• _Source data_:

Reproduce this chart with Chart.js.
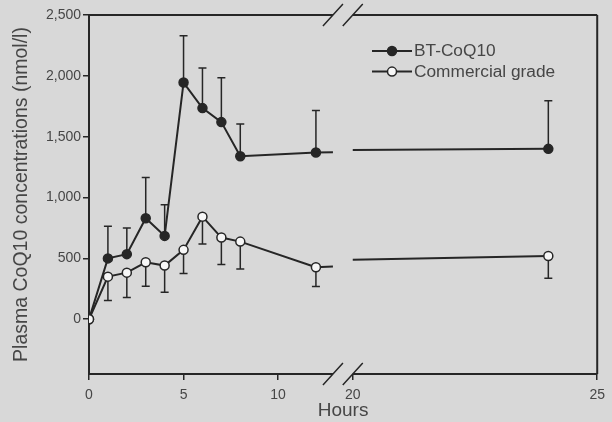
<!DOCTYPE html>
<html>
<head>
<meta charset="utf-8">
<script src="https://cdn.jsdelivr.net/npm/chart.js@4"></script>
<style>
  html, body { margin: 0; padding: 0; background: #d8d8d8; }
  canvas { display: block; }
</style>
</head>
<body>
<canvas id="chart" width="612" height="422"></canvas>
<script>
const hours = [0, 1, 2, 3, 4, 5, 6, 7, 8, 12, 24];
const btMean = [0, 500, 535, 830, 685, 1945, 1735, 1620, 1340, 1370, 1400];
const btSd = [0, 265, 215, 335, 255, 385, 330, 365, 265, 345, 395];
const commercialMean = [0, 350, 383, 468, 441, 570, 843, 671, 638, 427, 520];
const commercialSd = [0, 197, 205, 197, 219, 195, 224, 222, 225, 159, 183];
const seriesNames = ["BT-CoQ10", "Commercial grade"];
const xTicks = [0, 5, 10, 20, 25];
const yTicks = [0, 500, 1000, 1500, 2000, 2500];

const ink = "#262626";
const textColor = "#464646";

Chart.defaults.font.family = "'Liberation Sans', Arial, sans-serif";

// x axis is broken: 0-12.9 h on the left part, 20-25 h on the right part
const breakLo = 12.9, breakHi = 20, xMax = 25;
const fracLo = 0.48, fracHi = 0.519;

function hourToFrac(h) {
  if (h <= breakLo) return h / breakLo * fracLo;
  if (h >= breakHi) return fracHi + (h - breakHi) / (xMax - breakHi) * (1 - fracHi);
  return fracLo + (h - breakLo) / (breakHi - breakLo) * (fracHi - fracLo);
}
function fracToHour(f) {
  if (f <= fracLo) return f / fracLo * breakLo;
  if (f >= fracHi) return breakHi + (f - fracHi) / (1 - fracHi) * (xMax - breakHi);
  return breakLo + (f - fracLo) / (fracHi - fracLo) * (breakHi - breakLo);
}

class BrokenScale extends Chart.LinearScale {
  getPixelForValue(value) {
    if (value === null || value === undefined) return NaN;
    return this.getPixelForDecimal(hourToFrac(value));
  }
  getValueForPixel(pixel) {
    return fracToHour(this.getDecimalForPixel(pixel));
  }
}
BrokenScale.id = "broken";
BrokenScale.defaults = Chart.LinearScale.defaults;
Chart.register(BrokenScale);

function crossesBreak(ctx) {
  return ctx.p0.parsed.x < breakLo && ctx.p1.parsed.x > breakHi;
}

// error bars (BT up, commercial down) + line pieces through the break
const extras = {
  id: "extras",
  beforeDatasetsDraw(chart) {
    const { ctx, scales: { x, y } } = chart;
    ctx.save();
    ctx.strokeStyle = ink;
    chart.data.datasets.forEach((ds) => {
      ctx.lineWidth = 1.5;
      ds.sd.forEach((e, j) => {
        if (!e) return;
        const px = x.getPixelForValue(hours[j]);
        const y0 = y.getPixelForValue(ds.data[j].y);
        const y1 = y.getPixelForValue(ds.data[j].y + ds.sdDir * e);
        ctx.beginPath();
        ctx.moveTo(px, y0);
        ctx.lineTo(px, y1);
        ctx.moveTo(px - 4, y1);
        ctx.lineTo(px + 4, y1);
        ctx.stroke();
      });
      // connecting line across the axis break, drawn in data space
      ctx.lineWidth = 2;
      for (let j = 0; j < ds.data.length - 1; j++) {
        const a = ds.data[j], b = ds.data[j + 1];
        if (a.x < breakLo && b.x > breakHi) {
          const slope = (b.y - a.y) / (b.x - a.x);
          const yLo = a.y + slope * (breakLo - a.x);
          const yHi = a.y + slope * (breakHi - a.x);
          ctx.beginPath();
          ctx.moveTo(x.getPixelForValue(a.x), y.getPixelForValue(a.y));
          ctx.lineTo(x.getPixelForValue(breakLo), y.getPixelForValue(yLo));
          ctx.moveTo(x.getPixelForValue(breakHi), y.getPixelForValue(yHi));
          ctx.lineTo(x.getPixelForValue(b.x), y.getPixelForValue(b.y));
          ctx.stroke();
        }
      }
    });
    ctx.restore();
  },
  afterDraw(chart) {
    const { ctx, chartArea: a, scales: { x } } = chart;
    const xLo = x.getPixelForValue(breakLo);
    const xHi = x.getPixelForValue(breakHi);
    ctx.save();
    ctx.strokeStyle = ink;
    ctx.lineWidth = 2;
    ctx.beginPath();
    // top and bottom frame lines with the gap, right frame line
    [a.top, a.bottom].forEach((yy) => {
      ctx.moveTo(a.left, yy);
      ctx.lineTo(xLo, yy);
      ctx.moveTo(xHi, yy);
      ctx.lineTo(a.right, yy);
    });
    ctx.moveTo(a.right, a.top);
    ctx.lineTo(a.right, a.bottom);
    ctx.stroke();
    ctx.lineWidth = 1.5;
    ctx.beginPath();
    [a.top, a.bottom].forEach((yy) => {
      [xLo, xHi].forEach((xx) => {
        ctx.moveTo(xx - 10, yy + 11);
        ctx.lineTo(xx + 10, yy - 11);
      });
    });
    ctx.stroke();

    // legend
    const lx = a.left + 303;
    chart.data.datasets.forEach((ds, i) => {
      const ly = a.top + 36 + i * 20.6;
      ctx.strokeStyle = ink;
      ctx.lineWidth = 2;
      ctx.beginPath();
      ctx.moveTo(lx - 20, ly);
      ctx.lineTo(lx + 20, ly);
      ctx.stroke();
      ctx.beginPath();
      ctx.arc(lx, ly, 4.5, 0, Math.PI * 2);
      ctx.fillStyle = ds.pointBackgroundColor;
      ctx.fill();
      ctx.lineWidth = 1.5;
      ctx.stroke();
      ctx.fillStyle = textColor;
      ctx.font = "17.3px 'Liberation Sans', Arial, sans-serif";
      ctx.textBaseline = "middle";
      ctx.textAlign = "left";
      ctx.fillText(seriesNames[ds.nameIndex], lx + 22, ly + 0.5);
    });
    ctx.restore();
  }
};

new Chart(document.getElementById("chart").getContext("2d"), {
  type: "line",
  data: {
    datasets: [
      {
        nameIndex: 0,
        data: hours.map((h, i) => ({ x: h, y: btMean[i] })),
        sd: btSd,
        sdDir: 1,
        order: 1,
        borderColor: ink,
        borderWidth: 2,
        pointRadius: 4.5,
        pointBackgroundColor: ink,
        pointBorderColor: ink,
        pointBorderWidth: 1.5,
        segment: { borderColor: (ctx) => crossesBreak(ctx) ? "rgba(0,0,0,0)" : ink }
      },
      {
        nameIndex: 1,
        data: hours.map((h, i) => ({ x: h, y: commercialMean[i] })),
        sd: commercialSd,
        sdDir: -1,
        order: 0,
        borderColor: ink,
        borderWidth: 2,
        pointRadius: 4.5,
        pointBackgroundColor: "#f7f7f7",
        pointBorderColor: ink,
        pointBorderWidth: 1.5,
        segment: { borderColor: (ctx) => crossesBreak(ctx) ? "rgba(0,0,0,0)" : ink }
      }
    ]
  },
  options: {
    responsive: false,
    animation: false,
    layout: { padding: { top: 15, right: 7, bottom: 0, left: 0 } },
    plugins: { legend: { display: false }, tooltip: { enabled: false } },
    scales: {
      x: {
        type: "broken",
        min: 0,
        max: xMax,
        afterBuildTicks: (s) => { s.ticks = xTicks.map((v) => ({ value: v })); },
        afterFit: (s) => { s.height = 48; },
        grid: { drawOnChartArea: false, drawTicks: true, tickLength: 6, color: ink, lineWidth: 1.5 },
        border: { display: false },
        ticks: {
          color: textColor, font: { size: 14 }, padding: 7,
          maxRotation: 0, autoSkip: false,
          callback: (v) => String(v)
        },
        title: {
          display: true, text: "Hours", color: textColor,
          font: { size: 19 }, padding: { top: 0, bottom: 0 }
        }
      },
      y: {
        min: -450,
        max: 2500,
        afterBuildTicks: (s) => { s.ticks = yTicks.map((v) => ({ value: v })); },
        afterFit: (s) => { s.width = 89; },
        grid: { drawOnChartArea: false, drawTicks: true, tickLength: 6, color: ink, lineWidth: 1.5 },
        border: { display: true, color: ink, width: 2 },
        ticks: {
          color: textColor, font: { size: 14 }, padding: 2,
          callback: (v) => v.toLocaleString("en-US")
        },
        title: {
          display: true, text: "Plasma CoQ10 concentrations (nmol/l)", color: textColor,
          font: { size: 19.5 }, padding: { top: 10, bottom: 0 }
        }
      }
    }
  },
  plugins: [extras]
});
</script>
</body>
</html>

• _Task directions_:
Skip the pictures, please, and transcribe only the lines from the beginning of the material through the one that contains "const fracLo = 0.48, fracHi = 0.519;".

• _Correct response_:
Reproduce this chart with Chart.js.
<!DOCTYPE html>
<html>
<head>
<meta charset="utf-8">
<script src="https://cdn.jsdelivr.net/npm/chart.js@4"></script>
<style>
  html, body { margin: 0; padding: 0; background: #d8d8d8; }
  canvas { display: block; }
</style>
</head>
<body>
<canvas id="chart" width="612" height="422"></canvas>
<script>
const hours = [0, 1, 2, 3, 4, 5, 6, 7, 8, 12, 24];
const btMean = [0, 500, 535, 830, 685, 1945, 1735, 1620, 1340, 1370, 1400];
const btSd = [0, 265, 215, 335, 255, 385, 330, 365, 265, 345, 395];
const commercialMean = [0, 350, 383, 468, 441, 570, 843, 671, 638, 427, 520];
const commercialSd = [0, 197, 205, 197, 219, 195, 224, 222, 225, 159, 183];
const seriesNames = ["BT-CoQ10", "Commercial grade"];
const xTicks = [0, 5, 10, 20, 25];
const yTicks = [0, 500, 1000, 1500, 2000, 2500];

const ink = "#262626";
const textColor = "#464646";

Chart.defaults.font.family = "'Liberation Sans', Arial, sans-serif";

// x axis is broken: 0-12.9 h on the left part, 20-25 h on the right part
const breakLo = 12.9, breakHi = 20, xMax = 25;
const fracLo = 0.48, fracHi = 0.519;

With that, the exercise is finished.